Reproduce the material below line by line, beginning with its first line and ending with the line that contains "plt.rcParams['font.family'] = ['Liberation"; leave out pictures.

++++++++

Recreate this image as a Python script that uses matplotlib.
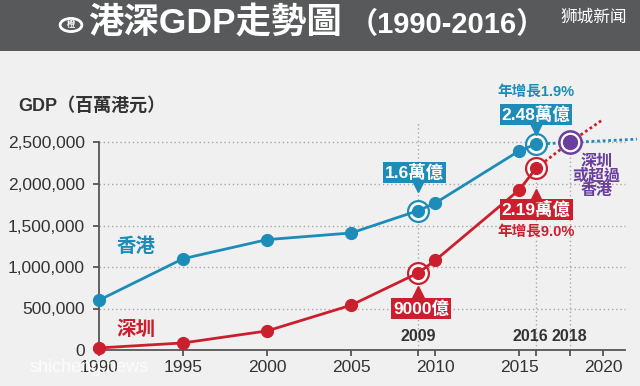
"""
港深GDP走勢圖 (1990-2016)
"""

import matplotlib
matplotlib.use("Agg")
import matplotlib.pyplot as plt
from matplotlib.patches import Rectangle, Circle
from matplotlib.transforms import offset_copy

plt.rcParams['font.family'] = ['Liberation Sans', 'Noto Sans CJK TC', 'DejaVu Sans']

# GDP (millions of HKD)
YEARS = [1990, 1995, 2000, 2005, 2009, 2010, 2015, 2016]
HK_GDP = [600000, 1100000, 1330000, 1410000, 1680000, 1770000, 2400000, 2480000]
SZ_GDP = [25000, 85000, 230000, 540000, 930000, 1080000, 1930000, 2190000]
# Projections after 2016
HK_PROJ_YEARS = [2016, 2018, 2022]
HK_PROJ = [2480000, 2500000, 2540000]
SZ_PROJ_YEARS = [2016, 2018, 2020]
SZ_PROJ = [2190000, 2500000, 2780000]
CROSS_YEAR = 2018
CROSS_GDP = 2500000
MARK_YEARS = [2009, 2016, 2018]
Y_TICKS = [0, 500000, 1000000, 1500000, 2000000, 2500000]
X_TICKS = [1990, 1995, 2000, 2005, 2010, 2015, 2020]

BLUE = '#1d8cb8'
RED = '#cc1f2e'
PURPLE = '#6a3e9c'
BG = '#f0f0f0'
DARK = '#333333'

fig = plt.figure(figsize=(6.4, 3.86), dpi=100, facecolor=BG)

# Title bar
fig.patches.append(Rectangle((0, 1 - 51 / 386), 1, 51 / 386, transform=fig.transFigure,
                             facecolor='#58595b', edgecolor='none', zorder=0))
fig.patches.append(Circle((71 / 640, 1 - 25 / 386), 0.017, transform=fig.transFigure,
                          facecolor='none', edgecolor='white', linewidth=2))
fig.text(71 / 640, 1 - 25 / 386, '橙', color='white', fontsize=6, ha='center', va='center',
         fontweight='bold')
fig.text(88 / 640, 1 - 23 / 386, '港深GDP走勢圖', color='white', fontsize=25.5,
         fontweight='heavy', ha='left', va='center')
fig.text(349 / 640, 1 - 25 / 386, '（1990-2016）', color='white', fontsize=21,
         fontweight='bold', ha='left', va='center')
fig.text(594 / 640, 1 - 17 / 386, '狮城新闻', color='white', fontsize=12, ha='center', va='center',
         family=['Noto Sans CJK SC', 'DejaVu Sans'])

fig.text(18 / 640, 1 - 106 / 386, 'GDP（百萬港元）', color=DARK, fontsize=13,
         fontweight='heavy', ha='left', va='center')

ax = fig.add_axes([99 / 640, 36 / 386, 543 / 640, 249 / 386])
ax.set_facecolor(BG)
ax.set_xlim(1990, 2022.3)
ax.set_ylim(0, 3000000)

for s in ['top', 'right']:
    ax.spines[s].set_visible(False)
for s in ['left', 'bottom']:
    ax.spines[s].set_color('#555555')
    ax.spines[s].set_linewidth(1.3)
ax.spines['left'].set_bounds(0, 2500000)
ax.spines['bottom'].set_bounds(1990, 2021.3)

ax.set_yticks(Y_TICKS)
ax.set_yticklabels([f'{v:,}' for v in Y_TICKS])
ax.set_xticks(X_TICKS + MARK_YEARS)
ax.set_xticklabels([str(v) for v in X_TICKS] + [''] * len(MARK_YEARS))
ax.tick_params(axis='both', colors='#555555', labelcolor=DARK, labelsize=12.5,
               length=4, width=1.3, direction='out')
ax.tick_params(axis='y', pad=6)
ax.tick_params(axis='x', pad=3)

# gridlines
ax.hlines(Y_TICKS[1:], 1990, 2021.3, colors='#a8a8a8', linestyles=(0, (1, 2)), linewidth=1,
          zorder=1)
for yr, top in zip(MARK_YEARS, [2750000, 2190000, 2650000]):
    ax.vlines(yr, 0, top, colors='#a8a8a8', linestyles=(0, (1, 2)), linewidth=1, zorder=1)
    ax.text(yr + (0.0 if yr != 2016 else -0.35), 157000, str(yr), color=DARK, fontsize=11.5,
            fontweight='heavy', ha='center', va='center')

# projections
ax.plot(HK_PROJ_YEARS, HK_PROJ, color=BLUE, linestyle=(0, (1, 1)), linewidth=2, clip_on=False,
        zorder=2)
ax.plot(SZ_PROJ_YEARS, SZ_PROJ, color=RED, linestyle=(0, (1, 1)), linewidth=2, clip_on=False,
        zorder=2)

# series
for vals, col in [(HK_GDP, BLUE), (SZ_GDP, RED)]:
    ax.plot(YEARS, vals, color=col, linewidth=2, marker='o', markersize=8.5,
            markerfacecolor=col, markeredgecolor=col, clip_on=False, zorder=4)
    for yr in (2009, 2016):
        v = vals[YEARS.index(yr)]
        ax.plot(yr, v, marker='o', markersize=15, markerfacecolor='white',
                markeredgecolor=col, markeredgewidth=1.6, zorder=3)
ax.plot(CROSS_YEAR, CROSS_GDP, marker='o', markersize=16, markerfacecolor='white',
        markeredgecolor=PURPLE, markeredgewidth=1.8, zorder=3)
ax.plot(CROSS_YEAR, CROSS_GDP, marker='o', markersize=10, color=PURPLE, zorder=5)

ax.text(1992.2, 1250000, '香港', color=BLUE, fontsize=14, fontweight='bold',
        ha='center', va='center')
ax.text(1992.2, 240000, '深圳', color=RED, fontsize=14, fontweight='bold',
        ha='center', va='center')


def callout(x, y, text, color, dx, dy, tri_dy, tri):
    """Boxed label with a small pointer triangle near a data point."""
    t = offset_copy(ax.transData, fig=fig, x=dx, y=dy, units='dots')
    ax.text(x, y, text, transform=t, color='white', fontsize=12.5, fontweight='heavy',
            ha='center', va='center', zorder=6,
            bbox=dict(boxstyle='square,pad=0.12', facecolor=color, edgecolor='none'))
    tt = offset_copy(ax.transData, fig=fig, x=0, y=tri_dy, units='dots')
    ax.plot(x, y, marker=tri, markersize=8, color=color, transform=tt, zorder=6,
            clip_on=False)


def note(x, y, text, color, dy):
    t = offset_copy(ax.transData, fig=fig, x=0, y=dy, units='dots')
    ax.text(x, y, text, transform=t, color=color, fontsize=10.5, fontweight='heavy',
            ha='center', va='center', zorder=6)


i09 = YEARS.index(2009)
i16 = YEARS.index(2016)
callout(2009, HK_GDP[i09], '1.6萬億', BLUE, -4, 38, 25, 'v')
callout(2016, HK_GDP[i16], '2.48萬億', BLUE, 0, 30, 15, 'v')
note(2016, HK_GDP[i16], '年增長1.9%', BLUE, 52)
callout(2016, SZ_GDP[i16], '2.19萬億', RED, 0, -41, -27, '^')
note(2016, SZ_GDP[i16], '年增長9.0%', RED, -64)
callout(2009, SZ_GDP[i09], '9000億', RED, 3, -36, -19, '^')

ax.text(2019.6, 2100000, '深圳\n或超過\n香港', color=PURPLE, fontsize=11.5, fontweight='heavy',
        ha='center', va='center', linespacing=0.95)

fig.text(30 / 640, 18 / 386, 'shicheng.news', color='white', alpha=0.8, fontsize=13,
         ha='left', va='center')

fig.savefig('out.png', dpi=100, facecolor=BG)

++++++++

== WRITTEN SOLUTION ==
Recreate this image as a Python script that uses matplotlib.
"""
港深GDP走勢圖 (1990-2016)
"""

import matplotlib
matplotlib.use("Agg")
import matplotlib.pyplot as plt
from matplotlib.patches import Rectangle, Circle
from matplotlib.transforms import offset_copy

plt.rcParams['font.family'] = ['Liberation Sans', 'Noto Sans CJK TC', 'DejaVu Sans']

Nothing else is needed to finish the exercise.